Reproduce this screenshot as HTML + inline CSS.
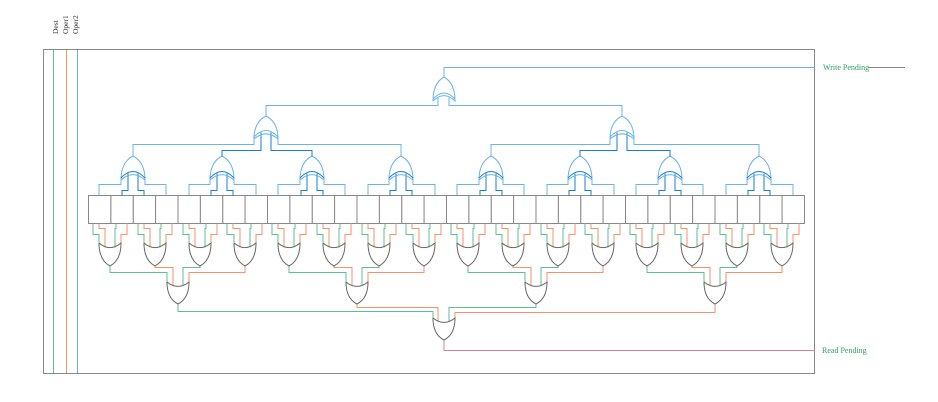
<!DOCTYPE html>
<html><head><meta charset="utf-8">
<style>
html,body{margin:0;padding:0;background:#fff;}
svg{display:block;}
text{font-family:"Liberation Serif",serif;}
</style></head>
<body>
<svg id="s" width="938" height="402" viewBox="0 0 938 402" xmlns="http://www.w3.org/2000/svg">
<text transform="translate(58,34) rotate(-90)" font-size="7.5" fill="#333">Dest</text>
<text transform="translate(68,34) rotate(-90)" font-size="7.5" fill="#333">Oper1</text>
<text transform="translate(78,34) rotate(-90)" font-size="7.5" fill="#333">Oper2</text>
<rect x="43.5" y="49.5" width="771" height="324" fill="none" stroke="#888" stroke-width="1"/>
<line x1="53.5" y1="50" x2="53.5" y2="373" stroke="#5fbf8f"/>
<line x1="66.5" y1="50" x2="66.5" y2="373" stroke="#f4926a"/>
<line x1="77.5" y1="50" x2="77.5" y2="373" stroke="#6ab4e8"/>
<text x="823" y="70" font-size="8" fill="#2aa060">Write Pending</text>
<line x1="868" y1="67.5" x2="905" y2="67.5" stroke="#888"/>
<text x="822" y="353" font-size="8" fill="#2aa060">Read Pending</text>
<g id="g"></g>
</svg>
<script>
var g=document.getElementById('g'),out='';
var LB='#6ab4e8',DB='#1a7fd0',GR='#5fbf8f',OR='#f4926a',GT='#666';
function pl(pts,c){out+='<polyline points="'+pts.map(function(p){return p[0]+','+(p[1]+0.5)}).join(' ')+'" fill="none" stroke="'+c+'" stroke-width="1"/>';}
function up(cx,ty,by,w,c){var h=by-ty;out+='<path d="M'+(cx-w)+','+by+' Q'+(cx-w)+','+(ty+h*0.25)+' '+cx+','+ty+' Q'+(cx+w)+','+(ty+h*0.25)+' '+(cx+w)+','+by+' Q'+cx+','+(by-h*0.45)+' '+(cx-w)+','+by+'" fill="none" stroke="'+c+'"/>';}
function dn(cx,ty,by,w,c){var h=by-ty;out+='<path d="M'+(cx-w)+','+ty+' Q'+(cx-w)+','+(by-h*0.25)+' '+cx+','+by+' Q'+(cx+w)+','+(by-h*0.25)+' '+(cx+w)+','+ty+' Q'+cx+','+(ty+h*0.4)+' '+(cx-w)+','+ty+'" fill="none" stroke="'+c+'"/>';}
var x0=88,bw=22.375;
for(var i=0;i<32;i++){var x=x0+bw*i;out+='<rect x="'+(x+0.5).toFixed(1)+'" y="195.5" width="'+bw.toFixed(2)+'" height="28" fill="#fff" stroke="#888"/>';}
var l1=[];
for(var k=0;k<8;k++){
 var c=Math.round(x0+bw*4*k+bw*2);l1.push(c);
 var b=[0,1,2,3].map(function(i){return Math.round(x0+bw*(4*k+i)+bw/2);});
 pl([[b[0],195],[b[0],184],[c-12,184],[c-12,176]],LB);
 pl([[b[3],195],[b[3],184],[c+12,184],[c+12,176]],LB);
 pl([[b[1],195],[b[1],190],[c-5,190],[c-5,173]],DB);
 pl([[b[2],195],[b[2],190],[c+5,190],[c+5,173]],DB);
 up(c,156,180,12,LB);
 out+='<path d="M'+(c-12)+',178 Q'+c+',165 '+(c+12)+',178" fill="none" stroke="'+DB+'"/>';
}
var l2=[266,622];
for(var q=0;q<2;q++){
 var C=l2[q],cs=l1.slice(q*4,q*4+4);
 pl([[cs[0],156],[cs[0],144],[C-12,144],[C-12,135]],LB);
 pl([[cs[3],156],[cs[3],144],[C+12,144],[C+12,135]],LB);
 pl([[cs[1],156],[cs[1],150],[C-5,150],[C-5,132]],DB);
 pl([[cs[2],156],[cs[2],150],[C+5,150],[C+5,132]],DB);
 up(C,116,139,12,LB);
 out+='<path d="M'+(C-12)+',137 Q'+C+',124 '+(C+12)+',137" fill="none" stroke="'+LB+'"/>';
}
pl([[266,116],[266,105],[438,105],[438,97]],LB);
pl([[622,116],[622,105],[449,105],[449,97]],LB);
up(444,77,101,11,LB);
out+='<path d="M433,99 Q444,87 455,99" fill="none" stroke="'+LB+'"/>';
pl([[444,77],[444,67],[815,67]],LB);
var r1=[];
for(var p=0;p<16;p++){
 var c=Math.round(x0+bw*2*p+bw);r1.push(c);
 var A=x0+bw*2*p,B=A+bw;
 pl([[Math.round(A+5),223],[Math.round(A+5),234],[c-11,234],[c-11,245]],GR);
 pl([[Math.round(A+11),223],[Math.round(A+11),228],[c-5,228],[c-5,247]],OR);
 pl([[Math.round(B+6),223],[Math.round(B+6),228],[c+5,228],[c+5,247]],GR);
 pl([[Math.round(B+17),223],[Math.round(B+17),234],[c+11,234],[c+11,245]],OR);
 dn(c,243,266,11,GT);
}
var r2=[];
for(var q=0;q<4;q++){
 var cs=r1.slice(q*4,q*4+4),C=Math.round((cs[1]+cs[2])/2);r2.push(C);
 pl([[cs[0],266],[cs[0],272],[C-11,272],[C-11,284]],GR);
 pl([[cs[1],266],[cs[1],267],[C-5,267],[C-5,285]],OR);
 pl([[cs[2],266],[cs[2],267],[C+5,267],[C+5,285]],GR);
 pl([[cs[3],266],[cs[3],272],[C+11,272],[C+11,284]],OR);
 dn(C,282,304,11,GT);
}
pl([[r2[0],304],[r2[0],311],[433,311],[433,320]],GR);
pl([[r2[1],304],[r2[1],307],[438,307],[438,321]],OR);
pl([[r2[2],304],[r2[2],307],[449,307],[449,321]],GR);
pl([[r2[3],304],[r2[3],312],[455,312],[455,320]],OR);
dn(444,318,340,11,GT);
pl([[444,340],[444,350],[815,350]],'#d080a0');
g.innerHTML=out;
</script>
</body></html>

§ **WORK TO DO**
Omit every picture while copying the listing above exactly.

§ **RESULT FOR THIS EXERCISE**
Reproduce this screenshot as HTML + inline CSS.
<!DOCTYPE html>
<html><head><meta charset="utf-8">
<style>
html,body{margin:0;padding:0;background:#fff;}
svg{display:block;}
text{font-family:"Liberation Serif",serif;}
</style></head>
<body>
<svg id="s" width="938" height="402" viewBox="0 0 938 402" xmlns="http://www.w3.org/2000/svg">
<text transform="translate(58,34) rotate(-90)" font-size="7.5" fill="#333">Dest</text>
<text transform="translate(68,34) rotate(-90)" font-size="7.5" fill="#333">Oper1</text>
<text transform="translate(78,34) rotate(-90)" font-size="7.5" fill="#333">Oper2</text>
<rect x="43.5" y="49.5" width="771" height="324" fill="none" stroke="#888" stroke-width="1"/>
<line x1="53.5" y1="50" x2="53.5" y2="373" stroke="#5fbf8f"/>
<line x1="66.5" y1="50" x2="66.5" y2="373" stroke="#f4926a"/>
<line x1="77.5" y1="50" x2="77.5" y2="373" stroke="#6ab4e8"/>
<text x="823" y="70" font-size="8" fill="#2aa060">Write Pending</text>
<line x1="868" y1="67.5" x2="905" y2="67.5" stroke="#888"/>
<text x="822" y="353" font-size="8" fill="#2aa060">Read Pending</text>
<g id="g"></g>
</svg>
<script>
var g=document.getElementById('g'),out='';
var LB='#6ab4e8',DB='#1a7fd0',GR='#5fbf8f',OR='#f4926a',GT='#666';
function pl(pts,c){out+='<polyline points="'+pts.map(function(p){return p[0]+','+(p[1]+0.5)}).join(' ')+'" fill="none" stroke="'+c+'" stroke-width="1"/>';}
function up(cx,ty,by,w,c){var h=by-ty;out+='<path d="M'+(cx-w)+','+by+' Q'+(cx-w)+','+(ty+h*0.25)+' '+cx+','+ty+' Q'+(cx+w)+','+(ty+h*0.25)+' '+(cx+w)+','+by+' Q'+cx+','+(by-h*0.45)+' '+(cx-w)+','+by+'" fill="none" stroke="'+c+'"/>';}
function dn(cx,ty,by,w,c){var h=by-ty;out+='<path d="M'+(cx-w)+','+ty+' Q'+(cx-w)+','+(by-h*0.25)+' '+cx+','+by+' Q'+(cx+w)+','+(by-h*0.25)+' '+(cx+w)+','+ty+' Q'+cx+','+(ty+h*0.4)+' '+(cx-w)+','+ty+'" fill="none" stroke="'+c+'"/>';}
var x0=88,bw=22.375;
for(var i=0;i<32;i++){var x=x0+bw*i;out+='<rect x="'+(x+0.5).toFixed(1)+'" y="195.5" width="'+bw.toFixed(2)+'" height="28" fill="#fff" stroke="#888"/>';}
var l1=[];
for(var k=0;k<8;k++){
 var c=Math.round(x0+bw*4*k+bw*2);l1.push(c);
 var b=[0,1,2,3].map(function(i){return Math.round(x0+bw*(4*k+i)+bw/2);});
 pl([[b[0],195],[b[0],184],[c-12,184],[c-12,176]],LB);
 pl([[b[3],195],[b[3],184],[c+12,184],[c+12,176]],LB);
 pl([[b[1],195],[b[1],190],[c-5,190],[c-5,173]],DB);
 pl([[b[2],195],[b[2],190],[c+5,190],[c+5,173]],DB);
 up(c,156,180,12,LB);
 out+='<path d="M'+(c-12)+',178 Q'+c+',165 '+(c+12)+',178" fill="none" stroke="'+DB+'"/>';
}
var l2=[266,622];
for(var q=0;q<2;q++){
 var C=l2[q],cs=l1.slice(q*4,q*4+4);
 pl([[cs[0],156],[cs[0],144],[C-12,144],[C-12,135]],LB);
 pl([[cs[3],156],[cs[3],144],[C+12,144],[C+12,135]],LB);
 pl([[cs[1],156],[cs[1],150],[C-5,150],[C-5,132]],DB);
 pl([[cs[2],156],[cs[2],150],[C+5,150],[C+5,132]],DB);
 up(C,116,139,12,LB);
 out+='<path d="M'+(C-12)+',137 Q'+C+',124 '+(C+12)+',137" fill="none" stroke="'+LB+'"/>';
}
pl([[266,116],[266,105],[438,105],[438,97]],LB);
pl([[622,116],[622,105],[449,105],[449,97]],LB);
up(444,77,101,11,LB);
out+='<path d="M433,99 Q444,87 455,99" fill="none" stroke="'+LB+'"/>';
pl([[444,77],[444,67],[815,67]],LB);
var r1=[];
for(var p=0;p<16;p++){
 var c=Math.round(x0+bw*2*p+bw);r1.push(c);
 var A=x0+bw*2*p,B=A+bw;
 pl([[Math.round(A+5),223],[Math.round(A+5),234],[c-11,234],[c-11,245]],GR);
 pl([[Math.round(A+11),223],[Math.round(A+11),228],[c-5,228],[c-5,247]],OR);
 pl([[Math.round(B+6),223],[Math.round(B+6),228],[c+5,228],[c+5,247]],GR);
 pl([[Math.round(B+17),223],[Math.round(B+17),234],[c+11,234],[c+11,245]],OR);
 dn(c,243,266,11,GT);
}
var r2=[];
for(var q=0;q<4;q++){
 var cs=r1.slice(q*4,q*4+4),C=Math.round((cs[1]+cs[2])/2);r2.push(C);
 pl([[cs[0],266],[cs[0],272],[C-11,272],[C-11,284]],GR);
 pl([[cs[1],266],[cs[1],267],[C-5,267],[C-5,285]],OR);
 pl([[cs[2],266],[cs[2],267],[C+5,267],[C+5,285]],GR);
 pl([[cs[3],266],[cs[3],272],[C+11,272],[C+11,284]],OR);
 dn(C,282,304,11,GT);
}
pl([[r2[0],304],[r2[0],311],[433,311],[433,320]],GR);
pl([[r2[1],304],[r2[1],307],[438,307],[438,321]],OR);
pl([[r2[2],304],[r2[2],307],[449,307],[449,321]],GR);
pl([[r2[3],304],[r2[3],312],[455,312],[455,320]],OR);
dn(444,318,340,11,GT);
pl([[444,340],[444,350],[815,350]],'#d080a0');
g.innerHTML=out;
</script>
</body></html>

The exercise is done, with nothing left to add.